Schmoller,2 the German economist, helped me to understand that the constant progress of civilization has been toward greater and greater economic unities, each taking the place of a passing individualist system. At last, the mediaeval or individualist exchange system is to pass under the rod, and the sooner the alteration is brought to consciousness the better as an infinite development in commercial or social co-operation is waiting on the revolution.
The conduct of exchanges through the intervention of money and progress in division of labor have moved parallel with each other, the one being everywhere necessary to the other. In fact, progress in freedom of exchange and co-operation through division of labor are but two readings of the one social movement. Again, in modern society production never outruns facilities of exchange, while, on the other hand, a breakdown in the exchange system halts all progress on the side of the producing interests. Free exchange and the mobility of property are one and the same thing.

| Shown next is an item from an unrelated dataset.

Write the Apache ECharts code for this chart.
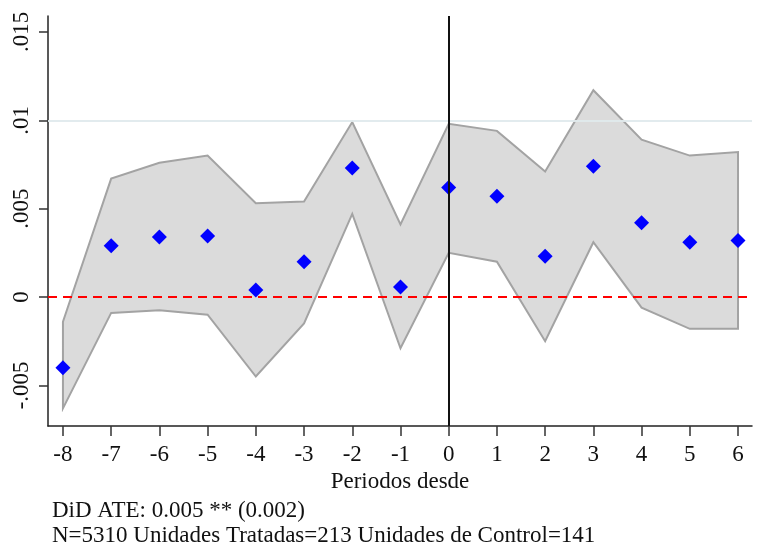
<!DOCTYPE html>
<html>
<head>
<meta charset="utf-8">
<script src="https://cdn.jsdelivr.net/npm/echarts@6/dist/echarts.min.js"></script>
<style>
  html, body { margin: 0; padding: 0; background: #fff; }
  #chart { width: 757px; height: 550px; }
</style>
</head>
<body>
<div id="chart"></div>
<script>
// Event-study estimates by period relative to treatment
const periods = [-8, -7, -6, -5, -4, -3, -2, -1, 0, 1, 2, 3, 4, 5, 6];
const estimates = [-0.0040, 0.0029, 0.0034, 0.00345, 0.0004, 0.0020, 0.0073, 0.00057, 0.0062, 0.0057, 0.0023, 0.0074, 0.0042, 0.0031, 0.0032];
const ciUpper = [-0.0014, 0.0067, 0.0076, 0.0080, 0.0053, 0.0054, 0.0099, 0.0041, 0.0098, 0.0094, 0.0071, 0.0117, 0.0089, 0.0080, 0.0082];
const ciLower = [-0.0063, -0.0009, -0.00075, -0.0010, -0.0045, -0.0015, 0.0047, -0.0029, 0.0025, 0.0020, -0.0025, 0.0031, -0.0006, -0.0018, -0.0018];
const yTicks = [-0.005, 0, 0.005, 0.01, 0.015];
const gridValues = [-0.005, 0.005, 0.01];
const notes = ['DiD ATE: 0.005 ** (0.002)', 'N=5310 Unidades Tratadas=213 Unidades de Control=141'];

const serif = 'Liberation Serif';
const fontSize = 23;
const fmtY = v => {
  if (v === 0) return '0';
  const s = String(Math.abs(+v.toFixed(4))).replace(/^0/, '');
  return (v < 0 ? '-' : '') + s;
};

const chart = echarts.init(document.getElementById('chart'), null, { renderer: 'canvas' });

chart.setOption({
  animation: false,
  backgroundColor: '#fff',
  textStyle: { fontFamily: serif },
  grid: { left: 48, right: 5, top: 16, bottom: 124, containLabel: false },
  xAxis: {
    type: 'value',
    min: -8.31,
    max: 6.29,
    name: 'Periodos desde',
    nameLocation: 'middle',
    nameGap: 44,
    nameTextStyle: { fontFamily: serif, fontSize: fontSize, color: '#111' },
    axisLine: { onZero: false, lineStyle: { color: '#222', width: 1.5 } },
    axisTick: { show: true, length: 10, customValues: periods, lineStyle: { color: '#333', width: 1.5 } },
    axisLabel: { customValues: periods, fontFamily: serif, fontSize: fontSize, color: '#111', margin: 17 },
    splitLine: { show: false }
  },
  yAxis: {
    type: 'value',
    min: -0.0073,
    max: 0.0159,
    axisLine: { show: true, onZero: false, lineStyle: { color: '#222', width: 1.5 } },
    axisTick: { show: true, length: 9, customValues: yTicks, lineStyle: { color: '#333', width: 1.5 } },
    axisLabel: {
      customValues: yTicks, rotate: 90, fontFamily: serif, fontSize: fontSize, color: '#111', margin: 15,
      formatter: fmtY
    },
    splitLine: { show: false }
  },
  series: [
    {
      // faint horizontal grid lines and the zero reference line
      type: 'line',
      data: [],
      silent: true,
      z: 1,
      markLine: {
        silent: true,
        symbol: 'none',
        label: { show: false },
        data: gridValues.map(v => ({ yAxis: v, lineStyle: { color: '#e0eaed', width: 1.5, type: 'solid' } }))
          .concat([{ yAxis: 0, lineStyle: { color: '#ff0000', width: 2, type: [9, 6] } }])
      }
    },
    {
      // confidence band drawn as one closed polygon
      type: 'custom',
      z: 2,
      silent: true,
      data: periods.map((p, i) => [p, ciLower[i], ciUpper[i]]),
      encode: { x: 0, y: [1, 2] },
      renderItem: (params, api) => {
        if (params.dataIndex !== 0) return null;
        const pts = [];
        periods.forEach((p, i) => pts.push(api.coord([p, ciUpper[i]])));
        for (let i = periods.length - 1; i >= 0; i--) pts.push(api.coord([periods[i], ciLower[i]]));
        return {
          type: 'polygon',
          shape: { points: pts },
          style: { fill: 'rgba(190,190,190,0.55)', stroke: '#a3a3a3', lineWidth: 2, lineJoin: 'miter' }
        };
      }
    },
    {
      // treatment onset marker
      type: 'line',
      data: [],
      silent: true,
      z: 3,
      markLine: {
        silent: true,
        symbol: 'none',
        label: { show: false },
        data: [{ xAxis: 0, lineStyle: { color: '#111', width: 2, type: 'solid' } }]
      }
    },
    {
      type: 'scatter',
      z: 4,
      symbol: 'diamond',
      symbolSize: [15, 15],
      itemStyle: { color: '#0000ff', opacity: 1 },
      data: periods.map((p, i) => [p, estimates[i]])
    }
  ],
  graphic: [
    { type: 'text', left: 52, top: 499, style: { text: notes[0], font: fontSize + 'px "Liberation Serif"', fill: '#111' } },
    { type: 'text', left: 52, top: 524, style: { text: notes[1], font: fontSize + 'px "Liberation Serif"', fill: '#111' } }
  ]
});
</script>
</body>
</html>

Under separate cover, I am sending certain printed papers which should have interest for you. Two of them are copies of certain Bank News Bulletins which I issued through the Credit Office just before and during the panic of 1907. In the issue of December 4th, I have marked a memorandum on the Future of Social Organization. You are welcome to keep the printed papers.
With this, I beg to enclose a letter received last year from one of my fellow students, Justice O. W. Holmes of the U. S. Supreme Court. Please return the letter.